Whoa. There may be something to this "content marketing" thing.
For example, let’s think for a moment of General Electric. I’m feeling pretty gooshy about those folks right now. Inspired even.
Now, I grant you, there are some lingering reservations. GE did dump thousands of tons of carcinogens into U.S. rivers for decades, and God knows what overseas. It has laid off tens of thousands of workers the way you hose off the back deck. With what it spends on lobbying Washington in one year, someone with different priorities could build a battered-women shelter in 200 cities. In 2010 it earned $14.2 billion and had a U.S. tax bill of $0.
Oh, and you know the Fukushima Nuclear Power Plant? Built by the folks who bring good things to half-life.
So let’s just say there is some awkward history there. Still, at the moment, I’m seeing GE in a different, flattering, energy-saving compact fluorescent light.
From its warm ‘n’ fuzzy BBDO ads? Nope. Not that. The sudden sentiment is owing entirely to Focus Forward, a simply mesmerizing collection of mini-documentary films, each highlighting -- in GE’s words -- “exceptional people and world-changing ideas that have impacted the course of human development, now and then, or with great potential to significantly affect how we live in the next generation.”

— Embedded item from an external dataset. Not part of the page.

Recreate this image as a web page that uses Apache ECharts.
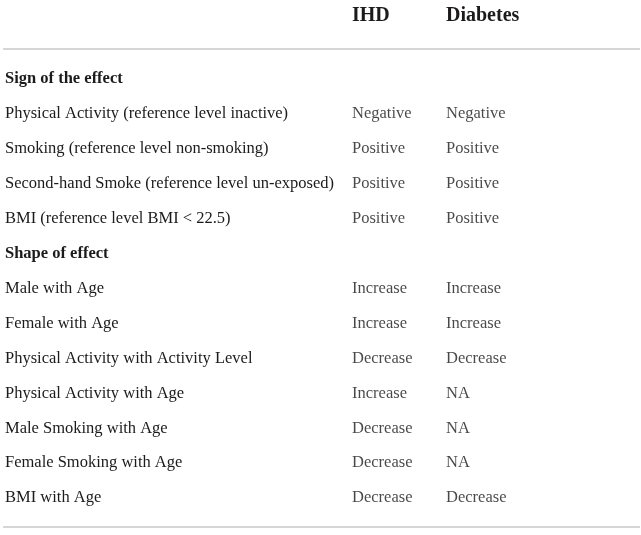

Granted, to you that sounds like p.r. pabulum. But you haven’t seen Invisible Bicycle Helmet, or Hilary’s Straws or Meet Mr. Toilet or Solar Roadways or The Secret of Trees. Each of these videos, and 25 others, documents remarkable ideas conceived, championed and realized by remarkable people who believe in the power of technology to solve problems -- in spite of the obvious quixotic nature of their dreams. A quadriplegic solo yachtswoman? Yeah, sure. Power-generating pavement? Uh huh. Right. A self-contained personal airbag to deploy in a bike accident? Ha ha ha ha ha! Ridiculous!
Except, of course, that it isn’t. As documented by filmmaker Fredrik Gertten, young entrepreneurs Anna Haupt and Terese Alstin spent seven years designing and building exactly such a replacement for the bulky helmet.
Such noted documentarians as Morgan Spurlock, Jessica Yu, Alex Gibney and the legendary Albert Maysles also contributed to the stunning archive of human imagination. Their sole brief: capture the authentic heroism of these enterprises. No sly product shots or GE logo placements. No corporate propaganda. Just stories.
Focus Forward is managed by the production house Cinelan, which arrested my attention on its Web site by quoting a Hopi proverb: “The one who tells the stories rules the world.” Uh oh. I don’t want GE to rule the world; I don’t even trust it to rule the light bulb category. And in a few weeks, I’ll be raising some pointed questions on stage in Cannes -- such as “When your patrons are the Medici, must you put the Galileo incident out of your mind?’
But until then, I’m going to watch Hilary’s Straws about 100 more times and give some thought to Cinelan’s slightly less grandiose claim: the ability to “create brand affinity for clients by building audiences around powerful content.”
In spite of my native reluctance, some level of affinity has been achieved. I’m grateful to the General Electric Co. for identifying our common interests and establishing common ground. Also for thrilling me.
Co-option at work? Doesn’t seem so. They kept their corporate mouth shut and let me just take it all in. And lo and behold, I’m now more predisposed to listen quietly to what they have to say.
These are cool. The question I always have about this sort of thing is whether anyone ever actually sees the work. How are they promoting it?